Plotting code records
%%
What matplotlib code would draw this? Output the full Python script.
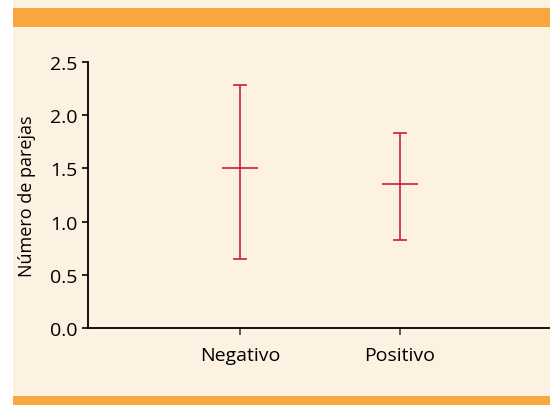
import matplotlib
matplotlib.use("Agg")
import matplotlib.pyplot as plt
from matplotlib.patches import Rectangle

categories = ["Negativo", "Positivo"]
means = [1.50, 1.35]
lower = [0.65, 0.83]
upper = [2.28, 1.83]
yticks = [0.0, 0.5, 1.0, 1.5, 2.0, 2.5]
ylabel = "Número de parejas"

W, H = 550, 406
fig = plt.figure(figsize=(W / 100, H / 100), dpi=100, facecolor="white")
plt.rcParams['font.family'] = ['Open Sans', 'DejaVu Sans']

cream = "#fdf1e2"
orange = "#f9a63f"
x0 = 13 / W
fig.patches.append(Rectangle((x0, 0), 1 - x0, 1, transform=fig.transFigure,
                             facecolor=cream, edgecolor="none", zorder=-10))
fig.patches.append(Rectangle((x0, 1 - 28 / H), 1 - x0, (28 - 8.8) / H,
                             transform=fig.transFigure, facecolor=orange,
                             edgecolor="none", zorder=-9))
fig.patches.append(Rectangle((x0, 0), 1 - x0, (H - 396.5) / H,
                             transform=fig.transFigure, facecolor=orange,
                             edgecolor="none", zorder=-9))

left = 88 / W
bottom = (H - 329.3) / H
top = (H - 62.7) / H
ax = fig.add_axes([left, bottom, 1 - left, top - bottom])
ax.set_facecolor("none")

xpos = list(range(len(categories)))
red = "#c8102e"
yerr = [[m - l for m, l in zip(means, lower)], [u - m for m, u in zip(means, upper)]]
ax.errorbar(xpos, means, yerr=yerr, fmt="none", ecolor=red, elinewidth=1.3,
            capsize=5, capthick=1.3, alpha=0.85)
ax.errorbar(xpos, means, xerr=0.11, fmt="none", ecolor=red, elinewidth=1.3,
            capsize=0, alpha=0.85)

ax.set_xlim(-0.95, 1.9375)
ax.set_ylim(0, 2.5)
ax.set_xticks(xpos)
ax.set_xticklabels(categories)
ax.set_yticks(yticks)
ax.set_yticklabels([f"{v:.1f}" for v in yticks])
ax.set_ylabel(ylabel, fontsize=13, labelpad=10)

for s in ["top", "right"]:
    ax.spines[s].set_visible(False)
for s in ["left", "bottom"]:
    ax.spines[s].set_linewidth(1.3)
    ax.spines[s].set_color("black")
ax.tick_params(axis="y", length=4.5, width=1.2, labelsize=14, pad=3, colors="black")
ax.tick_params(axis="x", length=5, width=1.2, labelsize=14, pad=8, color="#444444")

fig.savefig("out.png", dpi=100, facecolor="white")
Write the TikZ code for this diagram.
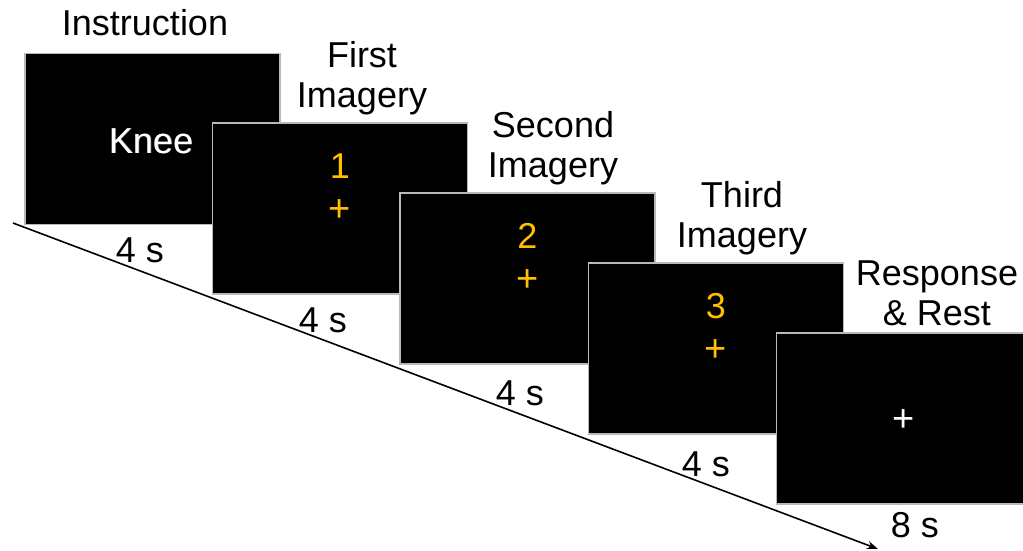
%%
**Aim**
Without the pictures, print the records in full, exactly as they appear.

**Exercise output**
What matplotlib code would draw this? Output the full Python script.
import matplotlib
matplotlib.use("Agg")
import matplotlib.pyplot as plt
from matplotlib.patches import Rectangle

categories = ["Negativo", "Positivo"]
means = [1.50, 1.35]
lower = [0.65, 0.83]
upper = [2.28, 1.83]
yticks = [0.0, 0.5, 1.0, 1.5, 2.0, 2.5]
ylabel = "Número de parejas"

W, H = 550, 406
fig = plt.figure(figsize=(W / 100, H / 100), dpi=100, facecolor="white")
plt.rcParams['font.family'] = ['Open Sans', 'DejaVu Sans']

cream = "#fdf1e2"
orange = "#f9a63f"
x0 = 13 / W
fig.patches.append(Rectangle((x0, 0), 1 - x0, 1, transform=fig.transFigure,
                             facecolor=cream, edgecolor="none", zorder=-10))
fig.patches.append(Rectangle((x0, 1 - 28 / H), 1 - x0, (28 - 8.8) / H,
                             transform=fig.transFigure, facecolor=orange,
                             edgecolor="none", zorder=-9))
fig.patches.append(Rectangle((x0, 0), 1 - x0, (H - 396.5) / H,
                             transform=fig.transFigure, facecolor=orange,
                             edgecolor="none", zorder=-9))

left = 88 / W
bottom = (H - 329.3) / H
top = (H - 62.7) / H
ax = fig.add_axes([left, bottom, 1 - left, top - bottom])
ax.set_facecolor("none")

xpos = list(range(len(categories)))
red = "#c8102e"
yerr = [[m - l for m, l in zip(means, lower)], [u - m for m, u in zip(means, upper)]]
ax.errorbar(xpos, means, yerr=yerr, fmt="none", ecolor=red, elinewidth=1.3,
            capsize=5, capthick=1.3, alpha=0.85)
ax.errorbar(xpos, means, xerr=0.11, fmt="none", ecolor=red, elinewidth=1.3,
            capsize=0, alpha=0.85)

ax.set_xlim(-0.95, 1.9375)
ax.set_ylim(0, 2.5)
ax.set_xticks(xpos)
ax.set_xticklabels(categories)
ax.set_yticks(yticks)
ax.set_yticklabels([f"{v:.1f}" for v in yticks])
ax.set_ylabel(ylabel, fontsize=13, labelpad=10)

for s in ["top", "right"]:
    ax.spines[s].set_visible(False)
for s in ["left", "bottom"]:
    ax.spines[s].set_linewidth(1.3)
    ax.spines[s].set_color("black")
ax.tick_params(axis="y", length=4.5, width=1.2, labelsize=14, pad=3, colors="black")
ax.tick_params(axis="x", length=5, width=1.2, labelsize=14, pad=8, color="#444444")

fig.savefig("out.png", dpi=100, facecolor="white")
Write the TikZ code for this diagram.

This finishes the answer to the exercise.